The Five Buck Workout Rule from Starling Fitness

It cost five dollars, to workout at the county recreation sites, so I now judge EVERYTHING by that measure. If I look at a workout video and it costs twenty dollars, I think to myself, “Will I work out with that thing for at least four times?” I usually have a workout video memorized after two repetitions, so usually the answer is NO. Sometimes I force myself to workout with something enough times for it to “pay for itself.”

I would have to workout with a $700 treadmill 140 times for it to “pay for itself.” That would be three workouts a week for a year for it to pay for itself. Of course, if Mike can workout with it also, then it “pays for itself” faster.

I’ve used this judge of workout equipment for the last three years and it has made me feel so much better about my purchases. That stability ball that felt like such a rip-off at $20 has paid for itself at least four times. Yourself! Fitness was $40 when we bought it over a year ago, but Mike and I have exercised with Maya so many times that I couldn’t count. It was worth the cost.

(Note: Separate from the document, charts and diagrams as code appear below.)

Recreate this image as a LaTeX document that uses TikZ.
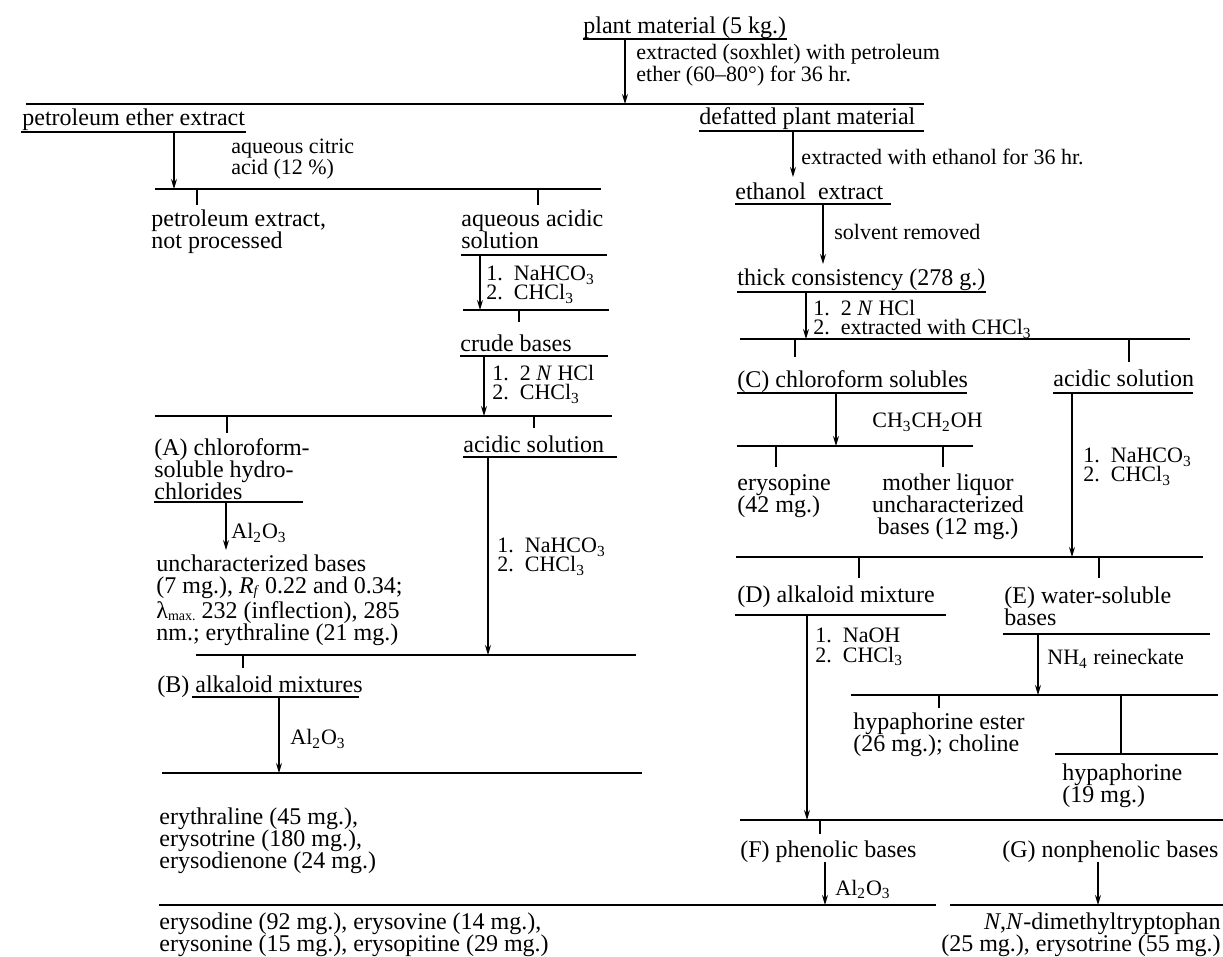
\documentclass[tikz,border=0pt]{standalone}
\usepackage{fontspec}
\setmainfont{Liberation Serif}
\usetikzlibrary{arrows.meta}

\begin{document}
\begin{tikzpicture}[x=0.5pt,y=-0.5pt,
    txt/.style={anchor=base west,inner sep=0pt,align=left,yshift=-1pt,font=\fontsize{12}{11}\selectfont},
    lbl/.style={anchor=base west,inner sep=0pt,align=left,yshift=-1pt,font=\fontsize{11}{9.5}\selectfont},
    bar/.style={line width=0.9pt},
    uline/.style={line width=0.8pt},
    tick/.style={line width=0.7pt},
    flow/.style={line width=0.6pt,-{Stealth[length=5pt,width=3pt]}}]

    \useasboundingbox (0,0) rectangle (1223,957);

    \node[txt] (Plant) at (583,32) {plant material (5 kg.)};
    \draw[uline] (583,39) -- (787,39);
    \coordinate (B1w) at (26,104); \coordinate (B1e) at (924,104);
    \draw[bar] (B1w) -- (B1e);
    \coordinate (a1) at (625,39);
    \draw[flow] (a1) -- (a1 |- B1w);
    \node[lbl] (R1) at (636,80) {extracted (soxhlet) with petroleum\\ether (60–80°) for 36 hr.};

    \node[txt] (PetEther) at (22,124) {petroleum ether extract};
    \draw[uline] (21,132) -- (246,132);
    \coordinate (a2) at (174,132);
    \coordinate (B2w) at (155,189); \coordinate (B2e) at (601,189);
    \draw[bar] (B2w) -- (B2e);
    \draw[flow] (a2) -- (a2 |- B2w);
    \node[lbl] (R2) at (231,173) {aqueous citric\\acid (12 \%)};
    \draw[tick] (197,189) -- (197,205);
    \draw[tick] (538,189) -- (538,205);
    \node[txt] (PetExtract) at (151,247) {petroleum extract,\\not processed};
    \node[txt] (AqAcid) at (461,247) {aqueous acidic\\solution};
    \draw[uline] (461,255) -- (607,255);
    \coordinate (a3) at (480,255);
    \coordinate (B3w) at (463,310); \coordinate (B3e) at (609,310);
    \draw[bar] (B3w) -- (B3e);
    \draw[flow] (a3) -- (a3 |- B3w);
    \node[lbl] (R3) at (486,298) {1.\enspace NaHCO\textsubscript{3}\\2.\enspace CHCl\textsubscript{3}};
    \draw[tick] (519,310) -- (519,322);
    \node[txt] (Crude) at (460,350) {crude bases};
    \draw[uline] (460,356) -- (608,356);
    \coordinate (a4) at (484,356);
    \coordinate (B4w) at (155,416); \coordinate (B4e) at (612,416);
    \draw[bar] (B4w) -- (B4e);
    \draw[flow] (a4) -- (a4 |- B4w);
    \node[lbl] (R4) at (492,398) {1.\enspace 2 \textit{N} HCl\\2.\enspace CHCl\textsubscript{3}};
    \draw[tick] (227,416) -- (227,433);
    \draw[tick] (534,416) -- (534,428);
    \node[txt] (ChloroA) at (154,498) {(A) chloroform-\\soluble hydro-\\chlorides};
    \draw[uline] (154,502) -- (303,502);
    \node[txt] (AcidicA) at (463,451) {acidic solution};
    \draw[uline] (463,457) -- (617,457);
    \coordinate (a5) at (226,502); \coordinate (a5e) at (226,550);
    \draw[flow] (a5) -- (a5e);
    \node[lbl] (R5) at (231,537) {Al\textsubscript{2}O\textsubscript{3}};
    \node[txt] (UnchA) at (156,638) {uncharacterized bases\\(7 mg.), \textit{R}\raisebox{-0.1ex}{\scriptsize\textit{f}} 0.22 and 0.34;\\λ\raisebox{-0.25ex}{\scriptsize max.} 232 (inflection), 285\\nm.; erythraline (21 mg.)};
    \coordinate (a6) at (488,457);
    \coordinate (B5w) at (196,655); \coordinate (B5e) at (636,655);
    \draw[bar] (B5w) -- (B5e);
    \draw[flow] (a6) -- (a6 |- B5w);
    \node[lbl] (R6) at (497,570) {1.\enspace NaHCO\textsubscript{3}\\2.\enspace CHCl\textsubscript{3}};
    \draw[tick] (243,655) -- (243,668);
    \node[txt] (AlkB) at (157,690) {(B) alkaloid mixtures};
    \draw[uline] (192,697) -- (359,697);
    \coordinate (a7) at (279,697);
    \coordinate (B6w) at (162,773); \coordinate (B6e) at (642,773);
    \draw[bar] (B6w) -- (B6e);
    \draw[flow] (a7) -- (a7 |- B6w);
    \node[lbl] (R7) at (290,743) {Al\textsubscript{2}O\textsubscript{3}};
    \node[txt] (ResB) at (159,866) {erythraline (45 mg.),\\erysotrine (180 mg.),\\erysodienone (24 mg.)};
    \coordinate (B7w) at (159,905); \coordinate (B7e) at (936,905);
    \draw[bar] (B7w) -- (B7e);
    \node[txt] (ResF) at (159,949) {erysodine (92 mg.), erysovine (14 mg.),\\erysonine (15 mg.), erysopitine (29 mg.)};

    \node[txt] (Defatted) at (699,123) {defatted plant material};
    \draw[uline] (699,131) -- (924,131);
    \coordinate (a8) at (793,131); \coordinate (a8e) at (793,177);
    \draw[flow] (a8) -- (a8e);
    \node[lbl] (R8) at (801,163) {extracted with ethanol for 36 hr.};
    \node[txt] (Ethanol) at (735,198) {ethanol\ \ extract};
    \draw[uline] (735,204) -- (891,204);
    \coordinate (a9) at (823,204); \coordinate (a9e) at (823,264);
    \draw[flow] (a9) -- (a9e);
    \node[lbl] (R9) at (834,238) {solvent removed};
    \node[txt] (Thick) at (737,284) {thick consistency (278 g.)};
    \draw[uline] (737,292) -- (986,292);
    \coordinate (a10) at (806,292);
    \coordinate (B8w) at (740,339); \coordinate (B8e) at (1190,339);
    \draw[bar] (B8w) -- (B8e);
    \draw[flow] (a10) -- (a10 |- B8w);
    \node[lbl] (R10) at (813,333) {1.\enspace 2 \textit{N} HCl\\2.\enspace extracted with CHCl\textsubscript{3}};
    \draw[tick] (795,339) -- (795,357);
    \draw[tick] (1129,339) -- (1129,362);
    \node[txt] (ChloroC) at (737,386) {(C) chloroform solubles};
    \draw[uline] (737,393) -- (967,393);
    \node[txt] (AcidicC) at (1053,385) {acidic solution};
    \draw[uline] (1053,393) -- (1193,393);
    \coordinate (a11) at (836,393);
    \coordinate (B9w) at (737,446); \coordinate (B9e) at (973,446);
    \draw[bar] (B9w) -- (B9e);
    \draw[flow] (a11) -- (a11 |- B9w);
    \node[lbl] (R11) at (872,426) {CH\textsubscript{3}CH\textsubscript{2}OH};
    \draw[tick] (776,446) -- (776,467);
    \draw[tick] (943,446) -- (943,467);
    \node[txt] (Erysopine) at (737,511) {erysopine\\(42 mg.)};
    \node[txt,anchor=base,align=center] (Mother) at (948,533) {mother liquor\\uncharacterized\\bases (12 mg.)};
    \coordinate (a12) at (1072,393);
    \coordinate (B10w) at (736,557); \coordinate (B10e) at (1203,557);
    \draw[bar] (B10w) -- (B10e);
    \draw[flow] (a12) -- (a12 |- B10w);
    \node[lbl] (R12) at (1083,480) {1.\enspace NaHCO\textsubscript{3}\\2.\enspace CHCl\textsubscript{3}};
    \draw[tick] (859,557) -- (859,578);
    \draw[tick] (1099,557) -- (1099,578);
    \node[txt] (AlkD) at (737,601) {(D) alkaloid mixture};
    \draw[uline] (735,615) -- (946,615);
    \node[txt] (WaterE) at (1004,623) {(E) water-soluble\\bases};
    \draw[uline] (1003,634) -- (1210,634);
    \coordinate (a13) at (807,615);
    \coordinate (a14) at (1038,634);
    \coordinate (B11w) at (851,695); \coordinate (B11e) at (1218,695);
    \draw[bar] (B11w) -- (B11e);
    \draw[flow] (a14) -- (a14 |- B11w);
    \node[lbl] (R14) at (1047,663) {NH\textsubscript{4} reineckate};
    \draw[tick] (939,695) -- (939,708);
    \draw[tick] (1121,695) -- (1121,754);
    \node[txt] (HypEster) at (853,749) {hypaphorine ester\\(26 mg.); choline};
    \coordinate (B12w) at (1055,754); \coordinate (B12e) at (1218,754);
    \draw[bar] (B12w) -- (B12e);
    \node[txt] (Hyp) at (1062,800) {hypaphorine\\(19 mg.)};
    \coordinate (B13w) at (740,820); \coordinate (B13e) at (1223,820);
    \draw[bar] (B13w) -- (B13e);
    \draw[flow] (a13) -- (a13 |- B13w);
    \node[lbl] (R13) at (815,660) {1.\enspace NaOH\\2.\enspace CHCl\textsubscript{3}};
    \draw[tick] (820,820) -- (820,834);
    \node[txt] (PhenF) at (740,855) {(F) phenolic bases};
    \node[txt] (NonphenG) at (1002,855) {(G) nonphenolic bases};
    \coordinate (a15) at (825,862);
    \draw[flow] (a15) -- (a15 |- B7w);
    \node[lbl] (R15) at (835,893) {Al\textsubscript{2}O\textsubscript{3}};
    \coordinate (a16) at (1098,862);
    \coordinate (B14w) at (950,905); \coordinate (B14e) at (1223,905);
    \draw[bar] (B14w) -- (B14e);
    \draw[flow] (a16) -- (a16 |- B14w);
    \node[txt,anchor=base east,align=right] (ResG) at (1221,949) {\textit{N},\textit{N}-dimethyltryptophan\\(25 mg.), erysotrine (55 mg.)};

\end{tikzpicture}
\end{document}
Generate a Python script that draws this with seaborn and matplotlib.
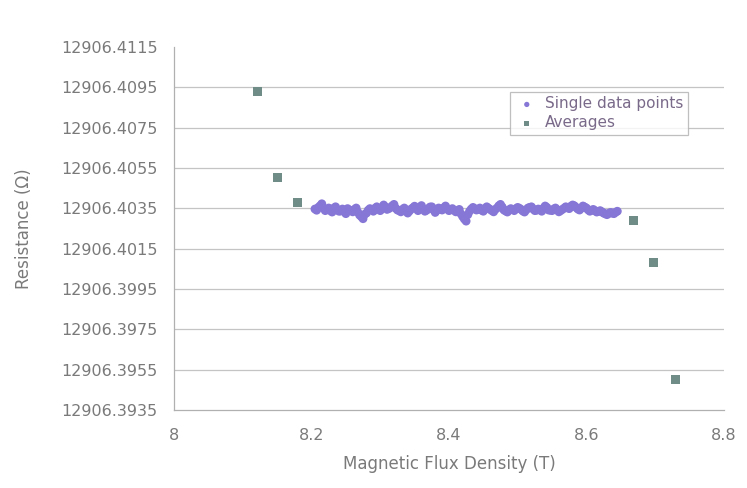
import matplotlib
matplotlib.use("Agg")
import matplotlib.pyplot as plt
import seaborn as sns
import pandas as pd

# ---- data ----
# single readings, first sweep
single_b = [8.205, 8.210, 8.215, 8.220, 8.225, 8.230, 8.235, 8.240, 8.245, 8.250,
            8.255, 8.260, 8.265, 8.270, 8.275, 8.280, 8.285, 8.290, 8.295, 8.300,
            8.305, 8.310, 8.315, 8.320, 8.325, 8.330, 8.335, 8.340, 8.345, 8.350,
            8.355, 8.360, 8.365, 8.370, 8.375, 8.380, 8.385, 8.390, 8.395, 8.400,
            8.405, 8.410, 8.415, 8.420, 8.425, 8.430, 8.435, 8.440, 8.445, 8.450,
            8.455, 8.460, 8.465, 8.470, 8.475, 8.480, 8.485, 8.490, 8.495, 8.500,
            8.505, 8.510, 8.515, 8.520, 8.525, 8.530, 8.535, 8.540, 8.545, 8.550,
            8.555, 8.560, 8.565, 8.570, 8.575, 8.580, 8.585, 8.590, 8.595, 8.600,
            8.605, 8.610, 8.615, 8.620, 8.625, 8.630, 8.635, 8.640, 8.645]
single_r = [12906.40346, 12906.40354, 12906.40372, 12906.40338, 12906.40351, 12906.40331, 12906.40357, 12906.40335, 12906.40346, 12906.40323,
            12906.40341, 12906.40332, 12906.40351, 12906.40316, 12906.40298, 12906.40326, 12906.40348, 12906.40335, 12906.40357, 12906.40338,
            12906.40366, 12906.40344, 12906.40354, 12906.40369, 12906.40341, 12906.40332, 12906.40351, 12906.40326, 12906.40346, 12906.40360,
            12906.40338, 12906.40363, 12906.40335, 12906.40348, 12906.40357, 12906.40329, 12906.40351, 12906.40341, 12906.40361, 12906.40338,
            12906.40348, 12906.40332, 12906.40344, 12906.40308, 12906.40286, 12906.40335, 12906.40354, 12906.40341, 12906.40351, 12906.40335,
            12906.40357, 12906.40344, 12906.40332, 12906.40351, 12906.40369, 12906.40341, 12906.40331, 12906.40348, 12906.40338, 12906.40354,
            12906.40344, 12906.40331, 12906.40351, 12906.40357, 12906.40338, 12906.40346, 12906.40335, 12906.40361, 12906.40341, 12906.40338,
            12906.40351, 12906.40332, 12906.40344, 12906.40357, 12906.40348, 12906.40366, 12906.40354, 12906.40341, 12906.40361, 12906.40351,
            12906.40335, 12906.40344, 12906.40331, 12906.40338, 12906.40326, 12906.40318, 12906.40329, 12906.40323, 12906.40335]
# single readings, second sweep
single_b2 = [8.2075, 8.2125, 8.2175, 8.2225, 8.2275, 8.2325, 8.2375, 8.2425, 8.2475, 8.2525,
             8.2575, 8.2625, 8.2675, 8.2725, 8.2775, 8.2825, 8.2875, 8.2925, 8.2975, 8.3025,
             8.3075, 8.3125, 8.3175, 8.3225, 8.3275, 8.3325, 8.3375, 8.3425, 8.3475, 8.3525,
             8.3575, 8.3625, 8.3675, 8.3725, 8.3775, 8.3825, 8.3875, 8.3925, 8.3975, 8.4025,
             8.4075, 8.4125, 8.4175, 8.4225, 8.4275, 8.4325, 8.4375, 8.4425, 8.4475, 8.4525,
             8.4575, 8.4625, 8.4675, 8.4725, 8.4775, 8.4825, 8.4875, 8.4925, 8.4975, 8.5025,
             8.5075, 8.5125, 8.5175, 8.5225, 8.5275, 8.5325, 8.5375, 8.5425, 8.5475, 8.5525,
             8.5575, 8.5625, 8.5675, 8.5725, 8.5775, 8.5825, 8.5875, 8.5925, 8.5975, 8.6025,
             8.6075, 8.6125, 8.6175, 8.6225, 8.6275, 8.6325, 8.6375, 8.6425]
single_r2 = [12906.40340, 12906.40362, 12906.40350, 12906.40344, 12906.40338, 12906.40350, 12906.40342, 12906.40336, 12906.40340, 12906.40348,
             12906.40338, 12906.40344, 12906.40330, 12906.40308, 12906.40320, 12906.40340, 12906.40344, 12906.40350, 12906.40346, 12906.40352,
             12906.40356, 12906.40348, 12906.40362, 12906.40350, 12906.40338, 12906.40344, 12906.40340, 12906.40336, 12906.40352, 12906.40348,
             12906.40354, 12906.40346, 12906.40340, 12906.40356, 12906.40342, 12906.40340, 12906.40346, 12906.40352, 12906.40348, 12906.40342,
             12906.40340, 12906.40336, 12906.40322, 12906.40296, 12906.40318, 12906.40346, 12906.40348, 12906.40344, 12906.40340, 12906.40348,
             12906.40350, 12906.40338, 12906.40344, 12906.40362, 12906.40356, 12906.40336, 12906.40342, 12906.40344, 12906.40348, 12906.40350,
             12906.40336, 12906.40342, 12906.40354, 12906.40346, 12906.40340, 12906.40342, 12906.40350, 12906.40354, 12906.40340, 12906.40346,
             12906.40342, 12906.40338, 12906.40350, 12906.40352, 12906.40360, 12906.40362, 12906.40346, 12906.40350, 12906.40356, 12906.40342,
             12906.40340, 12906.40338, 12906.40334, 12906.40332, 12906.40322, 12906.40324, 12906.40326, 12906.40330]

avg_b = [8.122, 8.150, 8.179, 8.668, 8.698, 8.730]
avg_r = [12906.4093, 12906.4050, 12906.4038, 12906.4029, 12906.4008, 12906.3950]

x_ticks = [8.0, 8.2, 8.4, 8.6, 8.8]
x_ticklabels = ["8", "8.2", "8.4", "8.6", "8.8"]
y_ticks = [12906.3935, 12906.3955, 12906.3975, 12906.3995, 12906.4015,
           12906.4035, 12906.4055, 12906.4075, 12906.4095, 12906.4115]
y_ticklabels = ["12906.3935", "12906.3955", "12906.3975", "12906.3995", "12906.4015",
                "12906.4035", "12906.4055", "12906.4075", "12906.4095", "12906.4115"]

df_single = pd.DataFrame({"B": single_b + single_b2, "R": single_r + single_r2})
df_avg = pd.DataFrame({"B": avg_b, "R": avg_r})

# ---- plot ----
sns.set_style("white")
plt.rcParams["font.family"] = ["DejaVu Sans"]
text_col = "#7a7a7a"

fig = plt.figure(figsize=(7.47, 4.88), dpi=100)
ax = fig.add_axes([0.233, 0.160, 0.736, 0.744])

for yv in y_ticks[1:-1]:
    ax.axhline(yv, color="#c4c4c4", lw=0.9, zorder=0)

sns.scatterplot(data=df_single, x="B", y="R", ax=ax, marker="o", s=40,
                color="#8676d6", edgecolor="none", linewidth=0,
                label="Single data points", zorder=3)
sns.scatterplot(data=df_avg, x="B", y="R", ax=ax, marker="s", s=42,
                color="#6f8c86", edgecolor="none", linewidth=0,
                label="Averages", zorder=4)

ax.set_xlim(8.0, 8.8)
ax.set_ylim(12906.3935, 12906.4115)
ax.set_xticks(x_ticks)
ax.set_xticklabels(x_ticklabels)
ax.set_yticks(y_ticks)
ax.set_yticklabels(y_ticklabels)

ax.tick_params(axis="both", colors=text_col, labelsize=11.5, length=4, width=0.8,
               direction="out")
ax.tick_params(axis="x", pad=9)
ax.tick_params(axis="y", pad=8)
for side in ["top", "right"]:
    ax.spines[side].set_visible(False)
for side in ["left", "bottom"]:
    ax.spines[side].set_color("#b0b0b0")
    ax.spines[side].set_linewidth(0.9)

ax.set_xlabel("Magnetic Flux Density (T)", color=text_col, fontsize=12, labelpad=9)
ax.set_ylabel("Resistance (Ω)", color=text_col, fontsize=12, labelpad=20)

leg = ax.legend(loc="upper left", bbox_to_anchor=(0.611, 0.876), fontsize=11,
                frameon=True, fancybox=False, edgecolor="#b0b0b0",
                borderaxespad=0, handletextpad=0.4, borderpad=0.3,
                labelspacing=0.25, markerscale=0.6, handlelength=1.6)
for t in leg.get_texts():
    t.set_color("#7a6a8a")
leg.get_frame().set_linewidth(0.9)

fig.savefig("out.png", dpi=100, facecolor="white")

It even makes me feel better about the workout videos that I HAVEN’T used. That DVD that I bought at Fry’s in Las Vegas because I thought it would be great for working out in the hotel room feels like a waste. It cost twenty bucks and I only exercised with it once. It was a $15 mistake. When I phrase it that way, I feel much better.

Next time you’re looking at exercise equipment, try the Five Buck Workout evaluation. If you are positive that you are going to run on that treadmill three times a week for a year, then it’s worth it. If you have some doubts about your ability to be that consistent, then you can pass it by without another thought.